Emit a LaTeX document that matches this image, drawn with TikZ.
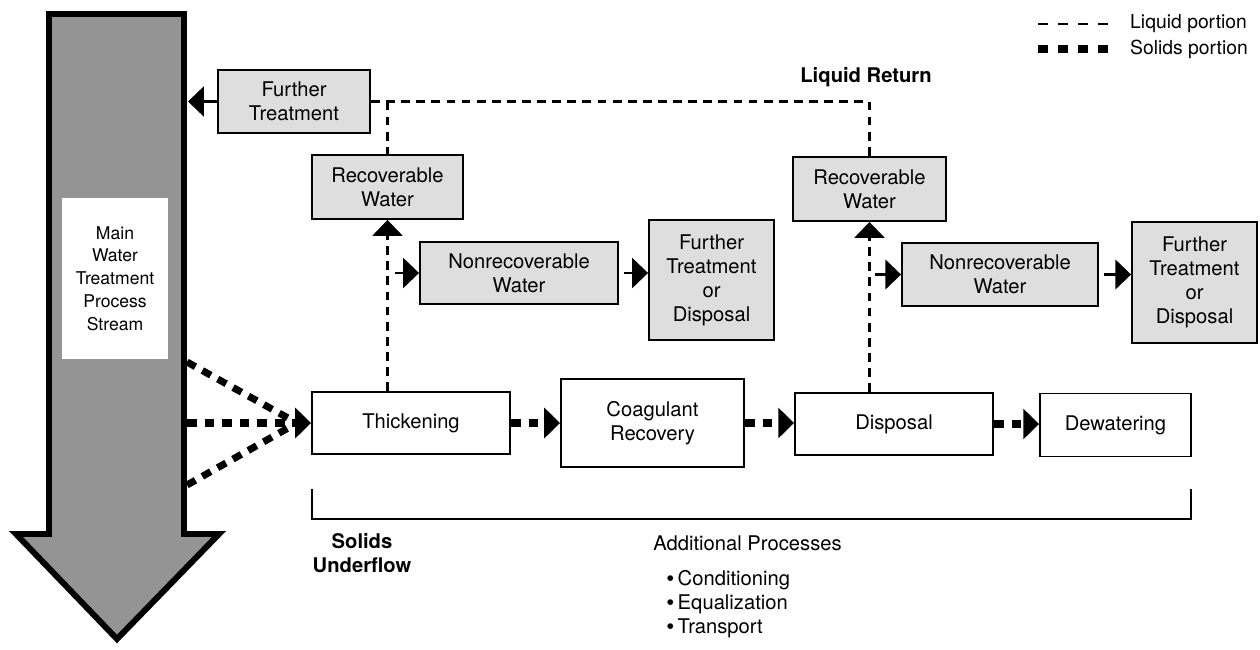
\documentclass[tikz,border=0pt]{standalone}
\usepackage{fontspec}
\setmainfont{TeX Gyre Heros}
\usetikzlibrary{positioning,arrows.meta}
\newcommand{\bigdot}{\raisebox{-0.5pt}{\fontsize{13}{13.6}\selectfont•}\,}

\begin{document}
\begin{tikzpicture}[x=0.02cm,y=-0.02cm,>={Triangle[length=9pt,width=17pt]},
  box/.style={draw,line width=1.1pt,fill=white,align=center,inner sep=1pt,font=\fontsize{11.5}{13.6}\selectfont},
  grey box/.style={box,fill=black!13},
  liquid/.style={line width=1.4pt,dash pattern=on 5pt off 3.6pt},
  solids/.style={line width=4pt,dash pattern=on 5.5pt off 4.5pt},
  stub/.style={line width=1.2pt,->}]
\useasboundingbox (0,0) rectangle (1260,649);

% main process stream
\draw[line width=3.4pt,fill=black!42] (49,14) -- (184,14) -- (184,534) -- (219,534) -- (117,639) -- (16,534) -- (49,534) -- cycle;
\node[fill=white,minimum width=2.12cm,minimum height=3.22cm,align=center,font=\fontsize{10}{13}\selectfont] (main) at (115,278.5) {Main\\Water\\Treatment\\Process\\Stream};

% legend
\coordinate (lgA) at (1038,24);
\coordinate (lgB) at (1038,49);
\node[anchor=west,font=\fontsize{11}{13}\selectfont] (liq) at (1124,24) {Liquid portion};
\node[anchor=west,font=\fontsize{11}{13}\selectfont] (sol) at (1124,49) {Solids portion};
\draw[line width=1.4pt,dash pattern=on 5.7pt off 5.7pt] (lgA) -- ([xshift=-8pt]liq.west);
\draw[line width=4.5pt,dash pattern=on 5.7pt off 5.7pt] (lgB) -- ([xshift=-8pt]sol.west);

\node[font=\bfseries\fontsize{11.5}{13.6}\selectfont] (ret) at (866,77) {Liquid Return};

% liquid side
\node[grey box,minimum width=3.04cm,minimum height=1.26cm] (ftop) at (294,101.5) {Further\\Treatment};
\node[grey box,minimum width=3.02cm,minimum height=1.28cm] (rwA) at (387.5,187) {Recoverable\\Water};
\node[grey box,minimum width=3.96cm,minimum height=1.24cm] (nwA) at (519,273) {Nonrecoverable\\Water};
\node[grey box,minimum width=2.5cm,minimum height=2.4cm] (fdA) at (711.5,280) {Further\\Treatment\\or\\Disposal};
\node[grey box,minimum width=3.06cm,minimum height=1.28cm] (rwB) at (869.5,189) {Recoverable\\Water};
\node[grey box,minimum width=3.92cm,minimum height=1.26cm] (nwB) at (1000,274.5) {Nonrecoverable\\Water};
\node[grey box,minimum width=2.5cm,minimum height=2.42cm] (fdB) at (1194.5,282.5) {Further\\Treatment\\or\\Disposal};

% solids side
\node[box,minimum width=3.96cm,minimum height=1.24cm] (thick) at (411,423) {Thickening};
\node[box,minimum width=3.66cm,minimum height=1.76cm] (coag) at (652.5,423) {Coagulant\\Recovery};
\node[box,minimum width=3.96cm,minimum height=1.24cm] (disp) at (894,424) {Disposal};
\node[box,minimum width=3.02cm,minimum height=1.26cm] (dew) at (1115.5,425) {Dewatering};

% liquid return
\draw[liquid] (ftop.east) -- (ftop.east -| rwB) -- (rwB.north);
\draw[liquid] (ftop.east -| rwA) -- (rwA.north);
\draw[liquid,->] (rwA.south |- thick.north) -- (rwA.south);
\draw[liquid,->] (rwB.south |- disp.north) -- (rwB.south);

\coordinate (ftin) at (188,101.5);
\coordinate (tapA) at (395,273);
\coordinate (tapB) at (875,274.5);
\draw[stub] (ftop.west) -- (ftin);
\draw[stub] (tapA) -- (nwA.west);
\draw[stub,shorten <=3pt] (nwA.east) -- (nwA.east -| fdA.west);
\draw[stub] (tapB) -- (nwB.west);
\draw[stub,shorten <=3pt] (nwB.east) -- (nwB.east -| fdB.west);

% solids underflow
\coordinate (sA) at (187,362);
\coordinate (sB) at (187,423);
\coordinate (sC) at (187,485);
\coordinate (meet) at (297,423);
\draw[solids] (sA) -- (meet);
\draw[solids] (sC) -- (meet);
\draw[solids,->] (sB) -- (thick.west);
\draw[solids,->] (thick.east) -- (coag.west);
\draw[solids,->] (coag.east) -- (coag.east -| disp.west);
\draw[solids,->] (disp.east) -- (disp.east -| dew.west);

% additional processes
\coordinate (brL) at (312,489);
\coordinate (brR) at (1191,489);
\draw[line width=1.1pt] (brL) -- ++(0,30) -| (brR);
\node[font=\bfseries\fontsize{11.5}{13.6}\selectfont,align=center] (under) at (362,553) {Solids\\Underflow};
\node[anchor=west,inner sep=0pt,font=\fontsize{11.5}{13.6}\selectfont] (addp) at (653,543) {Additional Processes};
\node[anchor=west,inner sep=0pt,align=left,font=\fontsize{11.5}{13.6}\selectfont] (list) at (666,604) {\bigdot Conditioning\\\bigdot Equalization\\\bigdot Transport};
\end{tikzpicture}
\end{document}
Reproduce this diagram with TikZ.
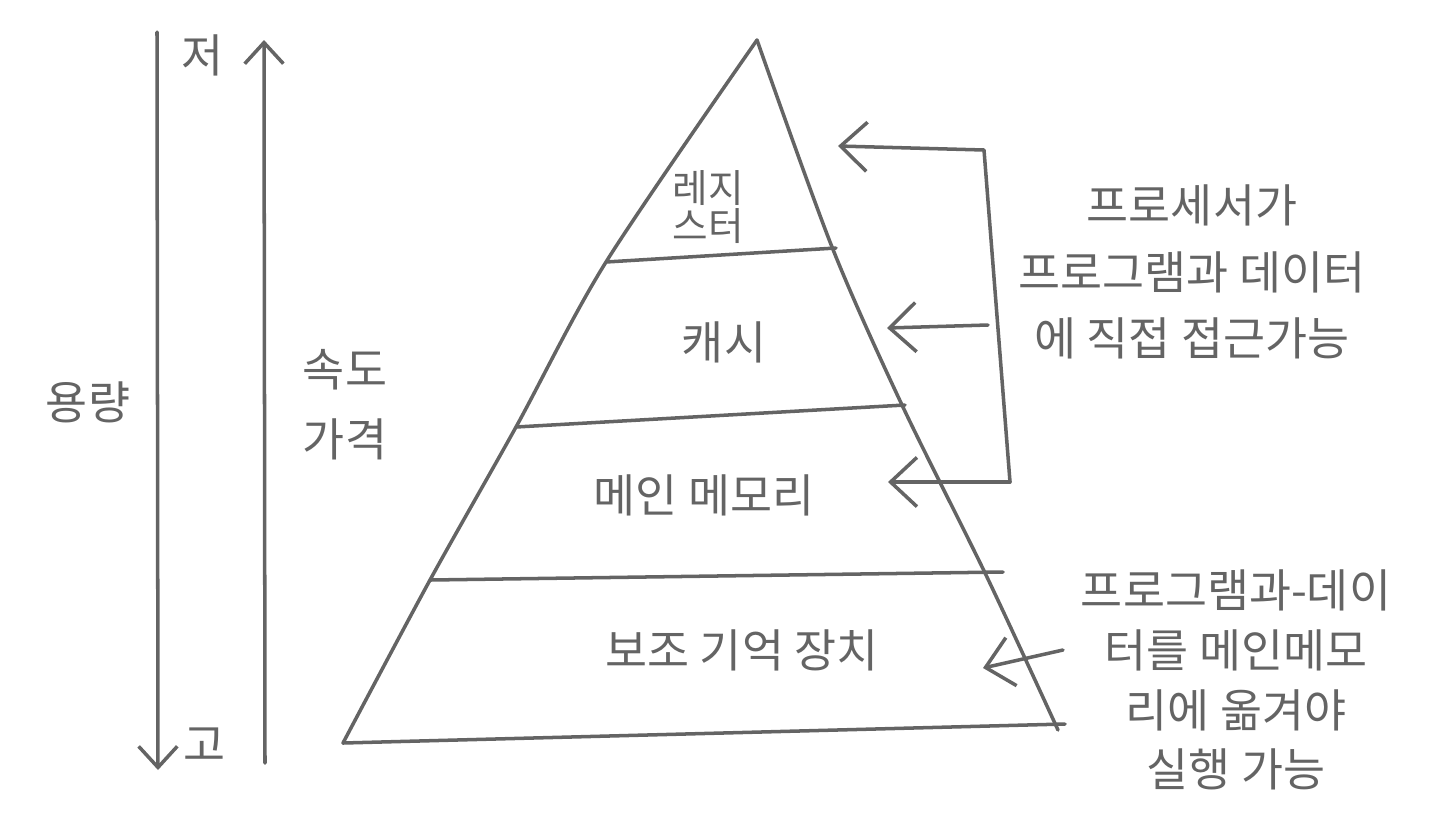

——

## PROBLEM DESCRIPTION
From the first line above to the line containing "(ret) at (866,77)", repeat each line exactly. Pictures stay out.

## ANSWER TO THE TASK
Emit a LaTeX document that matches this image, drawn with TikZ.
\documentclass[tikz,border=0pt]{standalone}
\usepackage{fontspec}
\setmainfont{TeX Gyre Heros}
\usetikzlibrary{positioning,arrows.meta}
\newcommand{\bigdot}{\raisebox{-0.5pt}{\fontsize{13}{13.6}\selectfont•}\,}

\begin{document}
\begin{tikzpicture}[x=0.02cm,y=-0.02cm,>={Triangle[length=9pt,width=17pt]},
  box/.style={draw,line width=1.1pt,fill=white,align=center,inner sep=1pt,font=\fontsize{11.5}{13.6}\selectfont},
  grey box/.style={box,fill=black!13},
  liquid/.style={line width=1.4pt,dash pattern=on 5pt off 3.6pt},
  solids/.style={line width=4pt,dash pattern=on 5.5pt off 4.5pt},
  stub/.style={line width=1.2pt,->}]
\useasboundingbox (0,0) rectangle (1260,649);

% main process stream
\draw[line width=3.4pt,fill=black!42] (49,14) -- (184,14) -- (184,534) -- (219,534) -- (117,639) -- (16,534) -- (49,534) -- cycle;
\node[fill=white,minimum width=2.12cm,minimum height=3.22cm,align=center,font=\fontsize{10}{13}\selectfont] (main) at (115,278.5) {Main\\Water\\Treatment\\Process\\Stream};

% legend
\coordinate (lgA) at (1038,24);
\coordinate (lgB) at (1038,49);
\node[anchor=west,font=\fontsize{11}{13}\selectfont] (liq) at (1124,24) {Liquid portion};
\node[anchor=west,font=\fontsize{11}{13}\selectfont] (sol) at (1124,49) {Solids portion};
\draw[line width=1.4pt,dash pattern=on 5.7pt off 5.7pt] (lgA) -- ([xshift=-8pt]liq.west);
\draw[line width=4.5pt,dash pattern=on 5.7pt off 5.7pt] (lgB) -- ([xshift=-8pt]sol.west);

\node[font=\bfseries\fontsize{11.5}{13.6}\selectfont] (ret) at (866,77) {Liquid Return};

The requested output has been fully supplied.